Ed stalked through the high grass. Douggie and Pamela fell in behind him, then the two hikers, Mick, and Samuel. They left through the back of the cemetery, past one last, stately, granite tombstone. The name Taylor was etched on its smooth surface.
CHAPTER 32
La
ter that afternoon, Rory sat at the oak table in his kitchen, reading a fragile book that he’d found in the living room. It was a copy of the Apocrypha, the book that Myrtle had told him about. He’d been reading the references to the Nephilim from the Book of Enoch. It was fascinating, but he was having a hard time focusing. His mind kept going back to last evening, and his conversation with Anna and her references to spiritual influences and dark forces. She had verbalized his fear that what he’d seen in New York was indeed unexplainable, at least in a way this world would understand.

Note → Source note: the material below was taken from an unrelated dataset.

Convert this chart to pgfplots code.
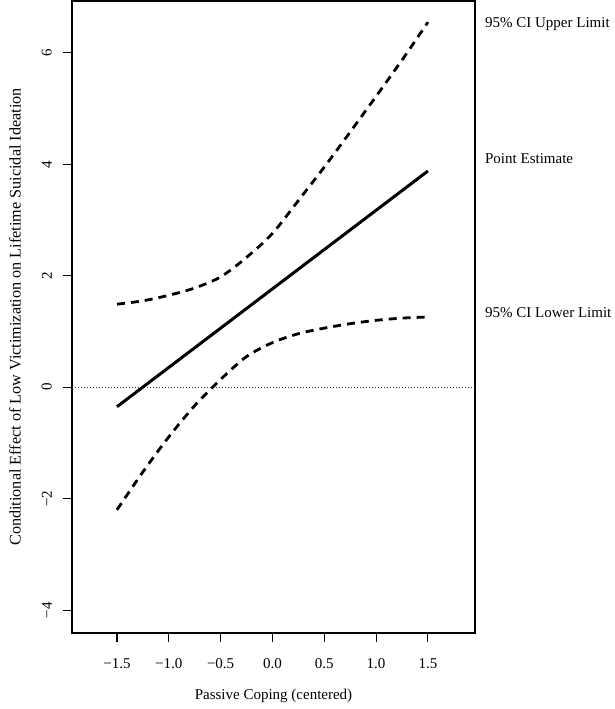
\documentclass[border=0pt]{standalone}
\usepackage{fontspec}
\setmainfont{Liberation Serif}
\usepackage{pgfplots}
\pgfplotsset{compat=1.18}
\pgfplotstableread{
x est
-1.5 -0.35
1.5 3.88
}\esttab
\pgfplotstableread{
x up
-1.50 1.49
-1.25 1.55
-1.00 1.65
-0.75 1.78
-0.50 1.98
-0.25 2.33
0.00 2.76
0.25 3.35
0.50 3.95
0.75 4.58
1.00 5.22
1.25 5.87
1.50 6.55
}\uptab
\pgfplotstableread{
x lo
-1.50 -2.20
-1.25 -1.52
-1.00 -0.89
-0.75 -0.33
-0.50 0.14
-0.25 0.55
0.00 0.80
0.25 0.96
0.50 1.06
0.75 1.14
1.00 1.20
1.25 1.24
1.50 1.26
}\lotab
\begin{document}
\fontsize{15}{18}\selectfont
\begin{tikzpicture}
\begin{axis}[
  scale only axis,
  width=403pt, height=632pt,
  xmin=-1.934, xmax=1.954, ymin=-4.41, ymax=6.93,
  xtick={-1.5,-1,-0.5,0,0.5,1,1.5},
  xticklabels={−1.5,−1.0,−0.5,0.0,0.5,1.0,1.5},
  ytick={-4,-2,0,2,4,6},
  yticklabels={−4,−2,0,2,4,6},
  xtick pos=bottom, ytick pos=left,
  tick align=outside,
  major tick length=9pt,
  tick style={line width=1.1pt, black},
  axis line style={line width=1.3pt},
  yticklabel style={rotate=90, anchor=south},
  xticklabel style={anchor=north},
  xticklabel shift=11pt,
  yticklabel shift=6pt,
  xlabel={Passive Coping (centered)},
  ylabel={Conditional Effect of Low Victimization on Lifetime Suicidal Ideation},
  xlabel style={at={(axis description cs:0.5,0)}, anchor=center, yshift=-63pt},
  ylabel style={at={(axis description cs:0,0.5)}, anchor=center, yshift=57pt, font=\fontsize{16.2}{19}\selectfont},
  clip=false,
]
\path[draw=none] (rel axis cs:0,0) ++(-72pt,-76pt) rectangle ++(614pt,709pt);
\addplot[line width=0.8pt, black!80, dash pattern=on 1pt off 2pt] coordinates {(-1.934,0) (1.954,0)};
\addplot[line width=3pt, black] table[x=x,y=est] {\esttab};
\addplot[line width=2.8pt, black, smooth, dash pattern=on 8pt off 6pt] table[x=x,y=up] {\uptab};
\addplot[line width=2.8pt, black, smooth, dash pattern=on 8pt off 6pt] table[x=x,y=lo] {\lotab};
\node[anchor=west, inner sep=0pt] at (axis cs:2.05,6.52) {95\% CI Upper Limit};
\node[anchor=west, inner sep=0pt] at (axis cs:2.05,4.10) {Point Estimate};
\node[anchor=west, inner sep=0pt] at (axis cs:2.05,1.33) {95\% CI Lower Limit};
\end{axis}
\end{tikzpicture}
\end{document}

He concentrated on the book. Enoch tells how the fallen angels took earthly wives, then imparted their knowledge of occult phenomena to them, teaching their wives about magic, the art of enchantment, sorcery, and other ungodly acts. These things were passed on to their offspring, the Nephilim, who continued in their evil ways, sexually defiling women, men, and beasts. The Nephilim had such huge appetites that they devoured not only the animals of the earth, but even men, which in turn caused them to stink. Like the Genesis account, Enoch writes that God finally wiped out the race by releasing the upper waters, saving only Noah and his family, who had a pure bloodline.
Rory’s mind wandered again, this time to Nicholas. The poor boy had been terrified when he wandered into town, but he couldn’t get over what else Nicholas had said about the dark mist that talked to him. To Anna and Myrtle it must have sounded like pure gibberish, nonsense spoken by a child in shock. And at any other time, he would’ve agreed. If only he could dismiss it that easily.

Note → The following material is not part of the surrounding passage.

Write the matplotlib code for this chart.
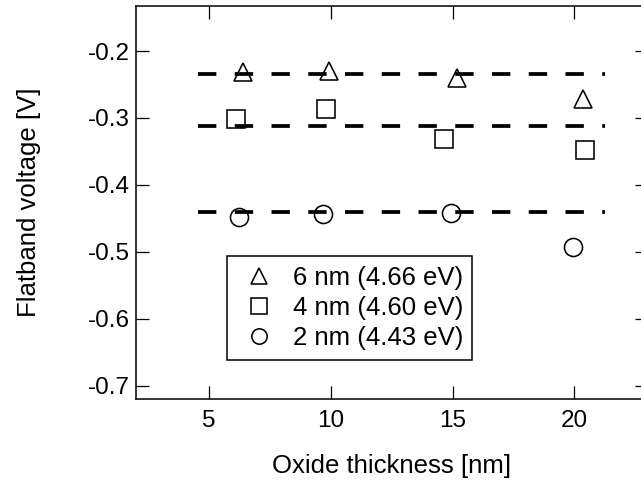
import matplotlib
matplotlib.use('Agg')
import matplotlib.pyplot as plt

plt.rcParams['font.family'] = ['Liberation Sans', 'DejaVu Sans']

## oxide thickness [nm] and flatband voltage [V]
x_6nm = [6.41, 9.93, 15.18, 20.33]
vfb_6nm = [-0.232, -0.230, -0.240, -0.272]
x_4nm = [6.13, 9.82, 14.63, 20.45]
vfb_4nm = [-0.302, -0.287, -0.332, -0.348]
x_2nm = [6.25, 9.68, 14.95, 19.95]
vfb_2nm = [-0.448, -0.444, -0.442, -0.493]

## dashed reference levels
level_x = [4.57, 21.25]
levels = [-0.234, -0.312, -0.441]

labels = ['6 nm (4.66 eV)', '4 nm (4.60 eV)', '2 nm (4.43 eV)']
xticks = [5, 10, 15, 20]
yticks = [-0.7, -0.6, -0.5, -0.4, -0.3, -0.2]

fig = plt.figure(figsize=(6.41, 4.83), dpi=100)
ax = fig.add_axes([0.2117, 0.1739, 0.7986, 0.8147])

for lv in levels:
    ax.plot(level_x, [lv, lv], color='black', lw=2.7, dashes=(4.9, 4.9), zorder=1)

ms = 13
mkw = dict(linestyle='none', markerfacecolor='none', markeredgecolor='black',
           markeredgewidth=1.15, markersize=ms, zorder=3)
ax.plot(x_6nm, vfb_6nm, marker='^', label=labels[0], **mkw)
ax.plot(x_4nm, vfb_4nm, marker='s', label=labels[1], **mkw)
ax.plot(x_2nm, vfb_2nm, marker='o', label=labels[2], **mkw)

ax.set_xlim(2, 23)
ax.set_ylim(-0.72, -0.132)
ax.set_xticks(xticks)
ax.set_yticks(yticks)
ax.set_yticklabels(['%.1f' % v for v in yticks])

ax.tick_params(direction='in', length=9.4, width=0.9, top=True, right=True,
               labelsize=17.5)
ax.tick_params(axis='x', pad=8)
ax.tick_params(axis='y', pad=4)
for s in ax.spines.values():
    s.set_linewidth(1.1)

ax.set_xlabel('Oxide thickness [nm]', fontsize=18.5, labelpad=16)
ax.set_ylabel('Flatband voltage [V]', fontsize=18.5, labelpad=34)

leg = ax.legend(loc='lower left', bbox_to_anchor=(0.1775, 0.100),
                borderaxespad=0, fontsize=18.5, frameon=True, fancybox=False,
                edgecolor='black', framealpha=1, borderpad=0.36,
                handlelength=1.77, handletextpad=0.45, labelspacing=0.25,
                markerscale=0.85)
leg.get_frame().set_linewidth(1.1)

fig.savefig('out.png', dpi=100)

Even as he thought about the mist, he began to perspire. He got up and poured himself a glass of water and went out on the porch. The air was still and hot, and a few boats dotted the lake. Big drops of sweat rolled from his armpits and down his sides, soaking his shirt. He downed the water, gulping it as if he hoped to wash away his memories.
But the flashback kept coming. The sinister mist, hovering above the street. It was so real, he thought he could reach out and touch it. And then the dark thing seemed to talk to him and no one else. It called him. And as he looked at the mist above the street, it grew eyes that penetrated him. And then the car hit him.